Author discusses the legend of “Big Nose” George


TORRINGTON – Community members filled the Platte Valley Bank Community Room on Tuesday night to hear the truth behind the strange tale of “Big Nose” George Parrott. 

Archaeologist and author Mark Miller was featured as the Goshen County Historical Society’s last presentation until the fall. Miller, a former state archaeologist for 30 years, has had a particular interest in the infamous story of the outlaw from Rawlins, especially since his great-grandfather was the sheriff at the time and was tasked with conducting the legal hanging of Big Nose in 1880. 

In Miller’s book, “Big Nose George: His Troublesome Trail” he sought to tell the real story of what happened to Parrott and change the perspective of the old legend. 

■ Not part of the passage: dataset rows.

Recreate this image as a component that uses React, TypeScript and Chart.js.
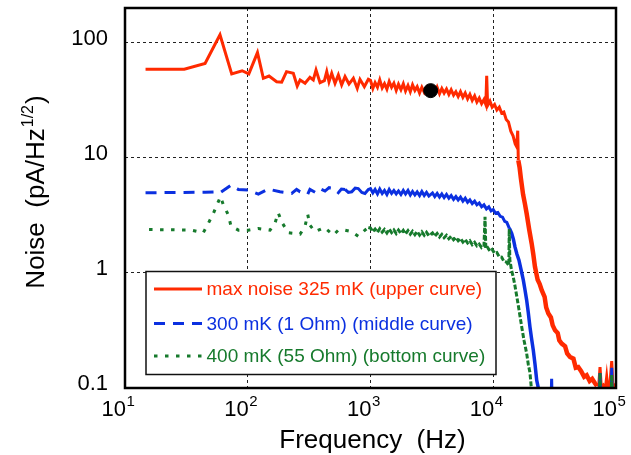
import React, { useEffect, useRef } from "react";
import { Chart, registerables } from "chart.js";

Chart.register(...registerables);

const FONT = '"Liberation Sans", Arial, Helvetica, sans-serif';

const RED = "#ff2a00";
const BLUE = "#0b30e0";
const GREEN = "#167a2c";

const xTickValues = [10, 100, 1000, 10000, 100000];
const xTickExponents = ["1", "2", "3", "4", "5"];
const yTickValues = [0.1, 1, 10, 100];
const yTickLabels = ["0.1", "1", "10", "100"];

const xTitle = "Frequency  (Hz)";
const yTitleMain = "Noise  (pA/Hz";
const yTitleSup = "1/2";
const yTitleEnd = ")";

const legendLabels = [
  "max noise 325 mK (upper curve)",
  "300 mK (1 Ohm) (middle curve)",
  "400 mK (55 Ohm) (bottom curve)",
];

// upper curve (red)
const redFreq = [
  14.7, 30.4, 44.9, 59.4, 74, 90, 102, 120, 134, 149,
  172, 189, 207, 235, 253, 267, 293, 321, 342, 360,
  388, 421, 440, 459, 483, 514, 547, 582, 620, 668,
  725, 780, 821, 891, 960, 1000, 1045, 1090, 1140, 1190,
  1245, 1300, 1360, 1420, 1485, 1550, 1620, 1690, 1770, 1850,
  1930, 2020, 2110, 2200, 2300, 2400, 2510, 2620, 2740, 2860,
  2990, 3090, 3200, 3340, 3490, 3650, 3810, 3980, 4160, 4350,
  4540, 4750, 4960, 5180, 5410, 5660, 5910, 6180, 6450, 6740,
  7050, 7360, 7690, 8040, 8400, 8700, 8843, 9000, 9400, 9800,
  10250, 10700, 11200, 11700, 12200, 12750, 13300, 13900, 14500, 15100,
  15500, 15830, 16000, 16400, 16800, 17500, 18100, 18710, 19600, 20560,
  21200, 21870, 23000, 23900, 24820, 26200, 27000, 28120, 29500, 30500,
  31870, 33500, 34500, 36120, 38500, 40000, 42200, 45000, 47000, 49300,
  52000, 55000, 57700, 61000, 64000, 67400, 70000, 72500, 74100, 76000,
  79000, 82000, 84000, 86000, 89000, 92300, 94500, 97000, 100000,
];
const redNoise = [
  58.8, 58.8, 66, 117, 53.5, 57, 53.5, 82, 49, 51.3,
  45.8, 45.3, 56, 54.2, 42, 47.4, 44.4, 50, 47.4, 57.9,
  44.9, 46.8, 56, 45.8, 54.2, 44.4, 52.5, 42.9, 50.7, 43.7,
  49, 40.1, 48, 41.4, 48, 47, 40, 45, 41, 47.5,
  40.5, 44, 39.5, 46, 41, 44.5, 38.5, 43.5, 39, 44,
  38, 42.5, 37.5, 43, 38.5, 41.5, 36.5, 41, 37, 40.5,
  37, 38.3, 40, 36.5, 41, 36, 40, 36.5, 39.5, 35.5,
  39, 35, 37.5, 34, 37.5, 33.5, 36.5, 32.5, 35.5, 31.5,
  34.5, 30.5, 33, 29.5, 32, 29, 51.6, 28.5, 31, 27.5,
  29, 26, 27.5, 24.5, 25, 21.5, 20.5, 17, 15.5, 13.2,
  12.5, 17.2, 9.5, 8.2, 6.6, 4.8, 4.0, 3.28, 2.4, 1.8,
  1.45, 1.13, 0.87, 0.8, 0.708, 0.62, 0.5, 0.444, 0.41, 0.35,
  0.318, 0.3, 0.26, 0.243, 0.23, 0.2, 0.186, 0.18, 0.15, 0.152,
  0.14, 0.125, 0.129, 0.115, 0.12, 0.11, 0.104, 0.108, 0.152, 0.1,
  0.106, 0.1, 0.125, 0.098, 0.104, 0.171, 0.1, 0.105, 0.1,
];

// middle curve (blue)
const blueFreq = [
  14.7, 30, 45, 55.8, 59.4, 73.1, 83.8, 101, 122, 147,
  183, 228, 250, 267, 308, 321, 355, 388, 426, 460,
  497, 547, 580, 620, 660, 703, 750, 795, 850, 901,
  960, 1000, 1045, 1090, 1140, 1190, 1245, 1300, 1360, 1420,
  1485, 1550, 1620, 1690, 1770, 1850, 1930, 2020, 2110, 2200,
  2300, 2400, 2510, 2620, 2740, 2860, 2990, 3200, 3340, 3490,
  3650, 3810, 3980, 4160, 4350, 4540, 4750, 4960, 5180, 5410,
  5660, 5910, 6180, 6450, 6740, 7050, 7360, 7690, 8040, 8400,
  8800, 9200, 9600, 10000, 10450, 10900, 11400, 11900, 12400, 12900,
  13500, 14130, 14600, 15030, 15600, 16200, 16900, 17580, 18100, 18710,
  19300, 19910, 20500, 21200, 21900, 22590, 23300, 24500, 27000, 29500,
  29900, 30300, 40000, 55000, 73000, 74100, 75200, 91000, 92300, 93600,
  100000,
];
const blueNoise = [
  4.97, 5.0, 5.02, 5.06, 4.97, 5.79, 5.31, 5.24, 4.83, 5.35,
  5.06, 4.9, 5.31, 5.06, 4.83, 5.31, 5.0, 5.4, 5.14, 5.5,
  5.44, 4.97, 5.35, 5.31, 5.0, 5.06, 5.45, 5.4, 5.0, 4.9,
  5.3, 5.4, 4.95, 5.3, 4.85, 5.35, 4.9, 5.2, 4.8, 5.3,
  4.9, 5.2, 4.85, 5.15, 4.8, 5.2, 4.85, 5.2, 4.75, 5.1,
  4.75, 5.05, 4.7, 5.1, 4.7, 5.0, 4.65, 4.95, 4.6, 4.9,
  4.55, 4.85, 4.5, 4.8, 4.45, 4.7, 4.35, 4.6, 4.3, 4.55,
  4.2, 4.45, 4.1, 4.3, 4.0, 4.2, 3.9, 4.05, 3.75, 3.9,
  3.6, 3.75, 3.45, 3.55, 3.3, 3.35, 3.1, 3.05, 2.8, 2.75,
  2.45, 2.2, 1.95, 1.68, 1.45, 1.29, 1.05, 0.865, 0.72, 0.58,
  0.45, 0.339, 0.27, 0.213, 0.16, 0.117, 0.1, 0.075, 0.065, 0.07,
  0.12, 0.065, 0.06, 0.06, 0.06, 0.135, 0.06, 0.06, 0.15, 0.06,
  0.06,
];

// bottom curve (green)
const greenFreq = [
  15.7, 25, 34.9, 43.4, 47.7, 52.4, 57.5, 60, 63, 69.5,
  73, 84, 101, 122, 152, 167, 177, 189, 214, 267,
  293, 308, 321, 353, 421, 497, 547, 620, 703, 795,
  901, 960, 1000, 1045, 1090, 1140, 1190, 1245, 1300, 1360,
  1420, 1485, 1550, 1620, 1690, 1770, 1850, 1930, 2020, 2110,
  2200, 2300, 2400, 2510, 2620, 2740, 2860, 2990, 3200, 3340,
  3490, 3650, 3810, 3980, 4160, 4350, 4540, 4750, 4960, 5180,
  5410, 5660, 5910, 6180, 6450, 6740, 7050, 7360, 7690, 8040,
  8400, 8570, 8700, 9000, 9400, 9800, 10250, 10700, 11200, 11700,
  12200, 12800, 13400, 13500, 13650, 14100, 14560, 15000, 15490, 16200,
  17060, 17800, 18710, 19300, 19910, 20400, 21500, 25000, 40000, 73000,
  74100, 75200, 91000, 92300, 93600, 100000,
];
const greenNoise = [
  2.38, 2.37, 2.35, 2.23, 2.69, 3.28, 4.14, 4.6, 3.95, 3.18,
  2.55, 2.35, 2.35, 2.43, 2.35, 2.72, 3.33, 2.77, 2.23, 2.17,
  2.55, 3.22, 2.6, 2.28, 2.48, 2.13, 2.35, 2.35, 2.28, 2.08,
  2.35, 2.48, 2.45, 2.28, 2.4, 2.25, 2.42, 2.26, 2.38, 2.22,
  2.4, 2.24, 2.36, 2.2, 2.35, 2.2, 2.34, 2.18, 2.33, 2.17,
  2.3, 2.15, 2.29, 2.13, 2.27, 2.12, 2.25, 2.1, 2.22, 2.08,
  2.2, 2.05, 2.16, 2.02, 2.12, 1.98, 2.08, 1.94, 2.03, 1.9,
  1.99, 1.85, 1.95, 1.82, 1.9, 1.76, 1.84, 1.72, 1.78, 1.66,
  1.72, 3.07, 1.62, 1.66, 1.55, 1.6, 1.48, 1.5, 1.38, 1.37,
  1.26, 1.24, 1.16, 2.4, 1.3, 1.05, 0.92, 0.78, 0.64, 0.48,
  0.339, 0.26, 0.2, 0.16, 0.136, 0.102, 0.075, 0.06, 0.06, 0.06,
  0.135, 0.06, 0.06, 0.13, 0.06, 0.06,
];

// marked operating point
const markerFreq = [3090];
const markerNoise = [38.3];

const toPoints = (xs: number[], ys: number[]) => xs.map((x, i) => ({ x, y: ys[i] }));

const BLUE_DASH = [11, 8];
const GREEN_DOT = [3.5, 7.5];

const overlayPlugin = {
  id: "overlay",
  afterDatasetsDraw(chart: any) {
    const { ctx, chartArea: a } = chart;
    ctx.save();
    // legend box
    const lx = a.left + 21;
    const ly = a.top + 263.5;
    const lw = 350;
    const lh = 103;
    ctx.fillStyle = "#ffffff";
    ctx.fillRect(lx, ly, lw, lh);
    ctx.strokeStyle = "#111111";
    ctx.lineWidth = 1.5;
    ctx.setLineDash([]);
    ctx.strokeRect(lx, ly, lw, lh);
    const rows = [ly + 17.5, ly + 52, ly + 84.5];
    const colors = [RED, BLUE, GREEN];
    const dashes = [[], BLUE_DASH, GREEN_DOT];
    for (let i = 0; i < 3; i++) {
      ctx.beginPath();
      ctx.strokeStyle = colors[i];
      ctx.lineWidth = 3;
      ctx.lineCap = "butt";
      ctx.setLineDash(dashes[i]);
      ctx.moveTo(lx + 8, rows[i]);
      ctx.lineTo(lx + 56, rows[i]);
      ctx.stroke();
      ctx.setLineDash([]);
      ctx.fillStyle = colors[i];
      ctx.font = `19px ${FONT}`;
      ctx.textAlign = "left";
      ctx.textBaseline = "middle";
      ctx.fillText(legendLabels[i], lx + 60.5, rows[i] + 1);
    }
    ctx.restore();
  },
  afterDraw(chart: any) {
    const { ctx, chartArea: a, scales } = chart;
    ctx.save();
    // frame
    ctx.setLineDash([]);
    ctx.strokeStyle = "#000000";
    ctx.lineWidth = 2.5;
    ctx.strokeRect(a.left, a.top, a.right - a.left, a.bottom - a.top);

    // x tick labels 10^n
    ctx.fillStyle = "#000000";
    ctx.textBaseline = "alphabetic";
    xTickValues.forEach((v, i) => {
      const px = scales.x.getPixelForValue(v);
      ctx.font = `22px ${FONT}`;
      ctx.textAlign = "right";
      ctx.fillText("10", px + 1, a.bottom + 28);
      ctx.font = `15px ${FONT}`;
      ctx.textAlign = "left";
      ctx.fillText(xTickExponents[i], px + 1.5, a.bottom + 18);
    });

    // x title
    ctx.font = `26px ${FONT}`;
    ctx.textAlign = "center";
    ctx.fillText(xTitle, (a.left + a.right) / 2 + 2, a.bottom + 60);

    // y title (rotated) with superscript
    ctx.save();
    ctx.font = `26px ${FONT}`;
    const w1 = ctx.measureText(yTitleMain).width;
    ctx.font = `16px ${FONT}`;
    const w2 = ctx.measureText(yTitleSup).width;
    ctx.font = `26px ${FONT}`;
    const w3 = ctx.measureText(yTitleEnd).width;
    const total = w1 + w2 + w3 + 2;
    const cy = 192;
    ctx.translate(44, cy + total / 2);
    ctx.rotate(-Math.PI / 2);
    ctx.textAlign = "left";
    ctx.textBaseline = "alphabetic";
    ctx.fillText(yTitleMain, 0, 0);
    ctx.font = `16px ${FONT}`;
    ctx.fillText(yTitleSup, w1 + 1, -11);
    ctx.font = `26px ${FONT}`;
    ctx.fillText(yTitleEnd, w1 + w2 + 2, 0);
    ctx.restore();

    ctx.restore();
  },
};

export default function App() {
  const canvasRef = useRef<HTMLCanvasElement | null>(null);

  useEffect(() => {
    const canvas = canvasRef.current;
    if (!canvas) return;
    const gridCfg = { color: "#222222", lineWidth: 1, drawTicks: false };
    const chart = new Chart(canvas, {
      type: "line",
      data: {
        datasets: [
          {
            label: "operating point",
            data: toPoints(markerFreq, markerNoise),
            showLine: false,
            pointRadius: 7,
            pointBackgroundColor: "#000000",
            pointBorderColor: "#000000",
            borderColor: "#000000",
          },
          {
            label: legendLabels[2],
            data: toPoints(greenFreq, greenNoise),
            borderColor: GREEN,
            borderWidth: 3,
            borderDash: GREEN_DOT,
            pointRadius: 0,
            tension: 0,
            clip: 0,
            segment: {
              borderDash: (c: any) => (c.p0.parsed.x >= 950 ? [5, 2] : undefined),
            },
          },
          {
            label: legendLabels[1],
            data: toPoints(blueFreq, blueNoise),
            borderColor: BLUE,
            borderWidth: 3,
            borderDash: BLUE_DASH,
            pointRadius: 0,
            tension: 0,
            clip: 0,
            segment: {
              borderDash: (c: any) => (c.p0.parsed.x >= 600 ? [] : undefined),
              borderWidth: (c: any) => (c.p0.parsed.x >= 13000 && c.p0.parsed.x < 23000 ? 3.5 : undefined),
            },
          },
          {
            label: legendLabels[0],
            data: toPoints(redFreq, redNoise),
            borderColor: RED,
            borderWidth: 3,
            pointRadius: 0,
            tension: 0,
            clip: 0,
            segment: {
              borderWidth: (c: any) => (c.p0.parsed.x >= 16000 && c.p0.parsed.x < 70000 ? 4.5 : undefined),
            },
          },
        ],
      },
      options: {
        animation: false,
        responsive: false,
        devicePixelRatio: 1,
        events: [],
        layout: { padding: { left: 0, right: 15, top: 7, bottom: 0 } },
        plugins: {
          legend: { display: false },
          tooltip: { enabled: false },
          title: { display: false },
        },
        scales: {
          x: {
            type: "logarithmic",
            min: 10,
            max: 100000,
            afterBuildTicks: (s: any) => {
              s.ticks = xTickValues.map((v) => ({ value: v }));
            },
            afterFit: (s: any) => {
              s.height = 67;
              s.paddingLeft = 0;
              s.paddingRight = 0;
              s.paddingTop = 0;
              s.paddingBottom = 0;
            },
            ticks: { display: false },
            grid: gridCfg,
            border: { display: false, dash: [3, 3] },
          },
          y: {
            type: "logarithmic",
            min: 0.1,
            max: 200,
            afterBuildTicks: (s: any) => {
              s.ticks = yTickValues.map((v) => ({ value: v }));
            },
            afterFit: (s: any) => {
              s.width = 125;
              s.paddingLeft = 0;
              s.paddingRight = 0;
              s.paddingTop = 0;
              s.paddingBottom = 0;
            },
            ticks: {
              color: "#000000",
              font: { family: FONT, size: 22 },
              padding: 17,
              labelOffset: -4,
              callback: (v: any) => {
                const idx = yTickValues.indexOf(Number(v));
                return idx >= 0 ? yTickLabels[idx] : "";
              },
            },
            grid: gridCfg,
            border: { display: false, dash: [3, 3] },
          },
        },
      },
      plugins: [overlayPlugin],
    } as any);
    return () => chart.destroy();
  }, []);

  return (
    <div
      style={{
        position: "absolute",
        left: 0,
        top: 0,
        width: 631,
        height: 455,
        background: "#ffffff",
      }}
    >
      <canvas ref={canvasRef} width={631} height={455} style={{ display: "block" }} />
    </div>
  );
}
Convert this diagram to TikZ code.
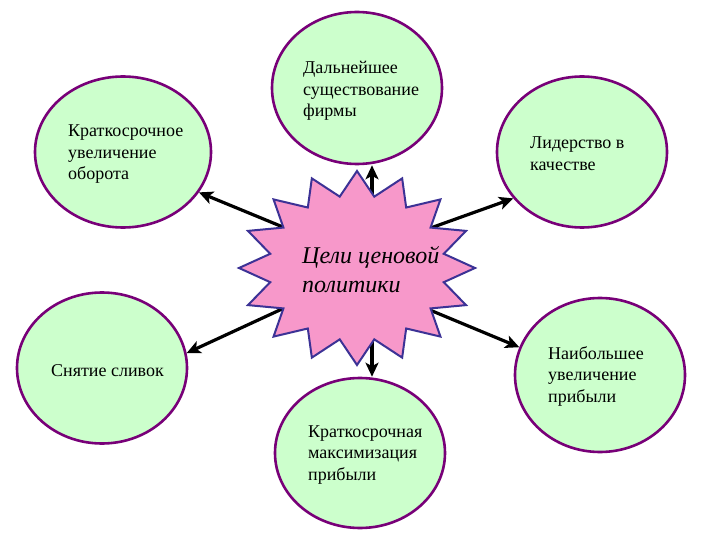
\documentclass[tikz,border=0pt]{standalone}
\usepackage{fontspec}
\setmainfont{Liberation Serif}
\usetikzlibrary{shapes.geometric,arrows.meta}
\definecolor{ellfill}{RGB}{204,255,204}
\definecolor{elldraw}{RGB}{120,0,120}
\definecolor{starfill}{RGB}{247,152,202}
\definecolor{stardraw}{RGB}{60,50,150}
\newcommand\mylines[1]{\parbox[t]{6cm}{\raggedright #1}}
\tikzset{
  goalell/.style={ellipse, draw=elldraw, fill=ellfill, line width=2.6pt, inner sep=0pt},
  lbl/.style={anchor=base west, inner sep=0pt, font=\fontsize{18}{21.5}\selectfont},
  bigtxt/.style={anchor=base west, inner sep=0pt, font=\fontsize{24}{29}\selectfont\itshape},
  arr/.style={line width=3.2pt, -{Stealth[length=14pt,width=13pt,inset=3.5pt]}},
  starsty/.style={draw=stardraw, fill=starfill, line width=2pt, line join=miter}
}
\begin{document}
\begin{tikzpicture}[x=1pt,y=-1pt]
\useasboundingbox[fill=white] (0,0) rectangle (720,540);
% ellipses
\node[goalell, minimum width=176pt, minimum height=151pt] (tl) at (123,152) {};
\node[goalell, minimum width=170pt, minimum height=152pt] (top) at (357,88) {};
\node[goalell, minimum width=170pt, minimum height=151pt] (tr) at (582,152) {};
\node[goalell, minimum width=170pt, minimum height=151pt] (lft) at (102,368) {};
\node[goalell, minimum width=170pt, minimum height=154pt] (rgt) at (600,375) {};
\node[goalell, minimum width=170pt, minimum height=150pt] (bot) at (360,453) {};
% texts
\node[lbl] (ttl) at (68,137) {\mylines{Краткосрочное\\увеличение\\оборота}};
\node[lbl] (ttop) at (303,74) {\mylines{Дальнейшее\\существование\\фирмы}};
\node[lbl] (ttr) at (530,149) {\mylines{Лидерство в\\качестве}};
\node[lbl] (tlft) at (51,376) {\mylines{Снятие сливок}};
\node[lbl] (trgt) at (548,359) {\mylines{Наибольшее\\увеличение\\прибыли}};
\node[lbl] (tbot) at (308,437) {\mylines{Краткосрочная\\максимизация\\прибыли}};
% arrow start points on the star
\coordinate (sup) at (372,215);
\coordinate (sdn) at (372,320);
\coordinate (sul) at (295,232);
\coordinate (sur) at (425,230);
\coordinate (sll) at (295,303);
\coordinate (slr) at (425,308);
\draw[arr] (sup) -- (sup |- top.south);
\draw[arr] (sdn) -- (sdn |- bot.north);
\draw[arr] (sul) -- (tl.-28);
\draw[arr] (sur) -- (tr.214);
\draw[arr] (sll) -- (lft.10);
\draw[arr] (slr) -- (rgt.161);
% star
\draw[starsty] plot[samples at={0,...,31}]
  ({357+118*(0.875+0.125*cos(\x*180))*cos(90+\x*11.25)},
   {268+97*(0.875+0.125*cos(\x*180))*sin(90+\x*11.25)}) -- cycle;
\node[bigtxt] (goal) at (302,263) {\mylines{Цели ценовой\\политики}};
\end{tikzpicture}
\end{document}
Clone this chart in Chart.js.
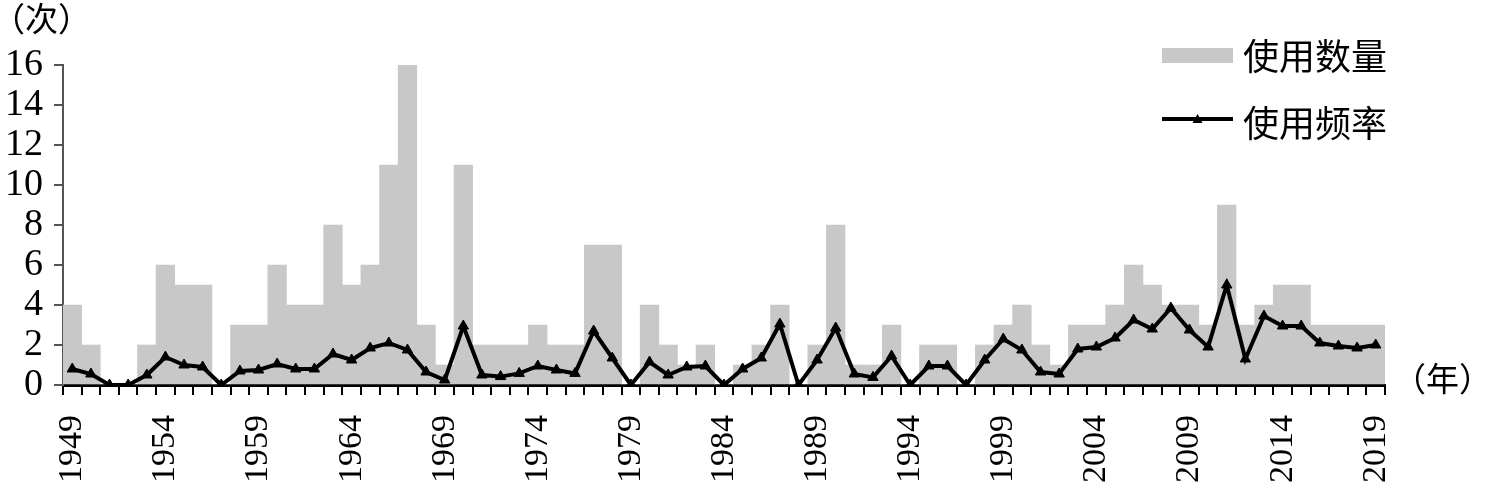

As the story goes, Parrott attempted to escape from jail and bashed the jailor over the head before eventually being caught. The outlaw was lynched shortly after by angry townsfolk before he was scheduled to be hanged. 

It was common practice at the time to study outlaws’ brains which is what Dr. John Osborne, who went on to be the Governor of Wyoming, did. What he did next was not quite common and certainly unethical. 

Osborne used Parrott’s skin for shoes which are now on display in the Carbon County Historical Museum. Miller said the shoes were analyzed and confirmed to be made out of human skin based on the particular patterns. No further analysis was done to confirm if it is in fact the remains of Parrott as it would result in permanent damage to the artifact. It is still widely regarded to be Parrott without using destructive analysis. 

Miller added Osborne had just moved to Wyoming from Virginia, so it was unlikely for him to have as much hatred toward the outlaw as the locals who killed him. 

“I think Osborne was way out there,” Miller said. “It makes no sense to me.” 

While there has never been a mystery as to the whereabouts of the shoes, the location of Parrott’s body was unknown for decades until it was found in a whiskey barrel at a construction site in 1950. 

“The unique thing about the skeleton is he was all there except for the top of his skull,” Miller said. 

One individual heard Lillian Heath, the first female doctor in Wyoming and the assistant of Osbourne in 1880, had the top of the skull and was still alive. Miller said they were able to confirm the remains as Parrott because the skull cap matched the hole in the skeleton. 

Miller read a few pages from his book which provided context leading up to Parrott’s death. The outlaw was associated in the deaths of Carbon County Deputy Sheriff Bob Widdowfield and Union Pacific Special Agent Tip Vincent. 

Parrott recruited a group of outlaws known as the Powder River Gang which in included Jesse James’ brother, Frank, for his plan in Carbon County to rob a train.

Miller said he believed the gang picked the specific train because an article in the Laramie Daily Sentinel stated the eastbound Union Pacific train is the treasure train. The robbery attempt ultimately failed and Undersheriff James Rankin was initially tasked to find out what happened.  

The next day, Deputy Widdowfield and Agent Vincent took over the investigation. 

“They knew they were outnumbered so they had to be very cautious with how they acted,” Miller said. 

Widdowfield noticed a campsite on the trail and the coals from the fire were still warm meaning the outlaws couldn’t be too far. The deputy was right as the gang was hiding in the bushes and shot him and Vincent. 

Law enforcement quickly gathered a list of all those involved, and Miller said the indictments can still be found at the Carbon County Courthouse today. 

Parrott was eventually arrested and brought to Rawlins for his trial which led to his demise. Parrott initially pled guilty to the crime and confessed to everything but was later convinced by his lawyers to change his plea. During the trial, however, his confession was used against him which included him confirming Frank James was part of the gang. 

For Frank, he was eventually exonerated of another murder and his entire slate was wiped clean as he went on to speak to the public about “the evils of crime.” 

“I sometimes think it doesn’t always matter what you do so much as where you did it.” 

While there is speculation today on if Frank was actually part of the gang or was in Wyoming at all, Miller said it is important to remember the people of the time believed so. 

Miller also said statues of Widdowfield and Vincent should be made to honor them and the legend of Big Nose George should be laid to rest.